(Plotting code records)
+--

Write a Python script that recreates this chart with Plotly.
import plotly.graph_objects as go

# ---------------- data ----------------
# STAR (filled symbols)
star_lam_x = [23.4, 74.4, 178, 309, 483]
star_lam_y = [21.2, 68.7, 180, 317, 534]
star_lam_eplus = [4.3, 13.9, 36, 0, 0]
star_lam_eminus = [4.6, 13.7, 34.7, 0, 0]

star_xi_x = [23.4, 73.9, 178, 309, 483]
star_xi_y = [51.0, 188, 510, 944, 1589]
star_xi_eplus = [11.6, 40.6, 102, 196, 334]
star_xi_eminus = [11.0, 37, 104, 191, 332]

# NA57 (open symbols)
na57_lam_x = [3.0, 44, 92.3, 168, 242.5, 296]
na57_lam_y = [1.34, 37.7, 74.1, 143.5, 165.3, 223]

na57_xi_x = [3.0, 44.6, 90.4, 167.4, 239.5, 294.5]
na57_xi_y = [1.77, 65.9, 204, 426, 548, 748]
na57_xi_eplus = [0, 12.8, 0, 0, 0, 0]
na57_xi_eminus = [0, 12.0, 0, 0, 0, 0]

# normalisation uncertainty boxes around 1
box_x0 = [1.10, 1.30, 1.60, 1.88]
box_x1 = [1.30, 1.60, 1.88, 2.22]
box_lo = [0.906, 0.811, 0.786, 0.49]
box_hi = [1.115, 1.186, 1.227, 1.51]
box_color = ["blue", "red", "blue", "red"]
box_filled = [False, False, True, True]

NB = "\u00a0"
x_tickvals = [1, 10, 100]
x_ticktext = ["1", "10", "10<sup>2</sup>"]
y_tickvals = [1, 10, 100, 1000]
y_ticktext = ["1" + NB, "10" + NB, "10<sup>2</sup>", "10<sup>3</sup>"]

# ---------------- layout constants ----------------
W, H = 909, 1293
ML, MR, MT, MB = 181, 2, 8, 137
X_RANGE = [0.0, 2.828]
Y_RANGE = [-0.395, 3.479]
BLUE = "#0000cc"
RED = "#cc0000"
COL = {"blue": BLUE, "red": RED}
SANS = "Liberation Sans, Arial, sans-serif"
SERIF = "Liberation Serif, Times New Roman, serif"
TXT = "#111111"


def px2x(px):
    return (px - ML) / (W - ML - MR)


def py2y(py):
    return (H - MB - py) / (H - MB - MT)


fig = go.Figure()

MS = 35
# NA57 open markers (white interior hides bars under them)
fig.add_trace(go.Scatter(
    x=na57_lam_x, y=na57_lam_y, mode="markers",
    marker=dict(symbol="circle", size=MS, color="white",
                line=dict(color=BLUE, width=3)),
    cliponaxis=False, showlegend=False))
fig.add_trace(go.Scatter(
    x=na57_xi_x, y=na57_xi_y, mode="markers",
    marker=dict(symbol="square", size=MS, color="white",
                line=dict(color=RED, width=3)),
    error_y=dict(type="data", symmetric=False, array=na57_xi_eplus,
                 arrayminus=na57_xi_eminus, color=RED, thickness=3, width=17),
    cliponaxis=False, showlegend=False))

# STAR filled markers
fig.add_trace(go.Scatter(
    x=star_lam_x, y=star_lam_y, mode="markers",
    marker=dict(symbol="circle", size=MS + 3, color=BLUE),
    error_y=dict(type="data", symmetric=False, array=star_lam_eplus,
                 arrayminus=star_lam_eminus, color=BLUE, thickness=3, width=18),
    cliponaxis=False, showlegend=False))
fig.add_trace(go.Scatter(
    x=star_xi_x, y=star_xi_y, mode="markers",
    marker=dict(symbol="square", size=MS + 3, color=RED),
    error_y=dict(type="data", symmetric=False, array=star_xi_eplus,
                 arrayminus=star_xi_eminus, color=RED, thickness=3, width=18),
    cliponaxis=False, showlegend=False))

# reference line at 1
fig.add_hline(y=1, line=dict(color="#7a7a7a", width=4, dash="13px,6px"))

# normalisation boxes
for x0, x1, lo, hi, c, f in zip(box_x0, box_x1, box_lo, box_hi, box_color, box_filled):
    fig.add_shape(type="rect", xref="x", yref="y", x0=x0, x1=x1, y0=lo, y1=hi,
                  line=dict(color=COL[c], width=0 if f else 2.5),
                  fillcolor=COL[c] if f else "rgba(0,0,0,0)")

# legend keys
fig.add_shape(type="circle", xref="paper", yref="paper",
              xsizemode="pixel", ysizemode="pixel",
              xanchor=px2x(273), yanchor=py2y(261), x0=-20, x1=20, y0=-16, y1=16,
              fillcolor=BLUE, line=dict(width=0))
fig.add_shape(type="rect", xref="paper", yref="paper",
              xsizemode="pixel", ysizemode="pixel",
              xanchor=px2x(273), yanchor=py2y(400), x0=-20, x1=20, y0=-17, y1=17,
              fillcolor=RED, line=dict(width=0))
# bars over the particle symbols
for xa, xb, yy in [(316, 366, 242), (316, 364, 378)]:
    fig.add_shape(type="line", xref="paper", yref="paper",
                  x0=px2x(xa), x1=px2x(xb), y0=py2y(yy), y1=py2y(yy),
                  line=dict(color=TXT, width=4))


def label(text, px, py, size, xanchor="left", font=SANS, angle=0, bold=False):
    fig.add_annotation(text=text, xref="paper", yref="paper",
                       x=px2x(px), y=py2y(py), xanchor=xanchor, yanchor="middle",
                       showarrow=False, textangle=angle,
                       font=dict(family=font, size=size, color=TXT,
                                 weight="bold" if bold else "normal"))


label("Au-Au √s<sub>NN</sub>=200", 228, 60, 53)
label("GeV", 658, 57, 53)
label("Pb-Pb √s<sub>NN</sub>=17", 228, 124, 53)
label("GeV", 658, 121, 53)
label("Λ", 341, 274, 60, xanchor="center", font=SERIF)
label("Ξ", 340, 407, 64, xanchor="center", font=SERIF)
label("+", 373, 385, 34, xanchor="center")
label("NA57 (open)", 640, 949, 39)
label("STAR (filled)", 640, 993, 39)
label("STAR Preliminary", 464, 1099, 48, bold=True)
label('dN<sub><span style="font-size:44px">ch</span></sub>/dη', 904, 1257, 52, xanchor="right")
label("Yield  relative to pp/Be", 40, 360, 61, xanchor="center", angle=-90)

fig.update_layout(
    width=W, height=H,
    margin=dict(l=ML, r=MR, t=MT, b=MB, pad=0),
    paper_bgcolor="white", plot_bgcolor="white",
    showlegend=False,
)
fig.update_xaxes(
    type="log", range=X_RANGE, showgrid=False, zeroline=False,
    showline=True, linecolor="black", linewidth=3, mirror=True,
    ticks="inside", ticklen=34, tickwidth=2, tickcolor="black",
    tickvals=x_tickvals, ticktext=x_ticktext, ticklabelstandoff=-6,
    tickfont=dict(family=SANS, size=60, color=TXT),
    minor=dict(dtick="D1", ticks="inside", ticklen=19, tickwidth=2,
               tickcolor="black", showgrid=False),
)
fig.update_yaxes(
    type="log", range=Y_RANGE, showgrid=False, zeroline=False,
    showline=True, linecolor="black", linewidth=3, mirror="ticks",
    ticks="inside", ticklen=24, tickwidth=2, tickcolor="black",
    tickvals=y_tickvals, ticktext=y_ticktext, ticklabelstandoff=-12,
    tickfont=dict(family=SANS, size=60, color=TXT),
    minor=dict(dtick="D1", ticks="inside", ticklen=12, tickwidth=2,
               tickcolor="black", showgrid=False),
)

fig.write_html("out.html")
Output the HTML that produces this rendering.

+--

Please write out the material word for word from its first line through the line holding "na57_xi_eminus = [0, 12.0, 0, 0, 0, 0]", including both, and no line past it.

→ Written solution
Write a Python script that recreates this chart with Plotly.
import plotly.graph_objects as go

# ---------------- data ----------------
# STAR (filled symbols)
star_lam_x = [23.4, 74.4, 178, 309, 483]
star_lam_y = [21.2, 68.7, 180, 317, 534]
star_lam_eplus = [4.3, 13.9, 36, 0, 0]
star_lam_eminus = [4.6, 13.7, 34.7, 0, 0]

star_xi_x = [23.4, 73.9, 178, 309, 483]
star_xi_y = [51.0, 188, 510, 944, 1589]
star_xi_eplus = [11.6, 40.6, 102, 196, 334]
star_xi_eminus = [11.0, 37, 104, 191, 332]

# NA57 (open symbols)
na57_lam_x = [3.0, 44, 92.3, 168, 242.5, 296]
na57_lam_y = [1.34, 37.7, 74.1, 143.5, 165.3, 223]

na57_xi_x = [3.0, 44.6, 90.4, 167.4, 239.5, 294.5]
na57_xi_y = [1.77, 65.9, 204, 426, 548, 748]
na57_xi_eplus = [0, 12.8, 0, 0, 0, 0]
na57_xi_eminus = [0, 12.0, 0, 0, 0, 0]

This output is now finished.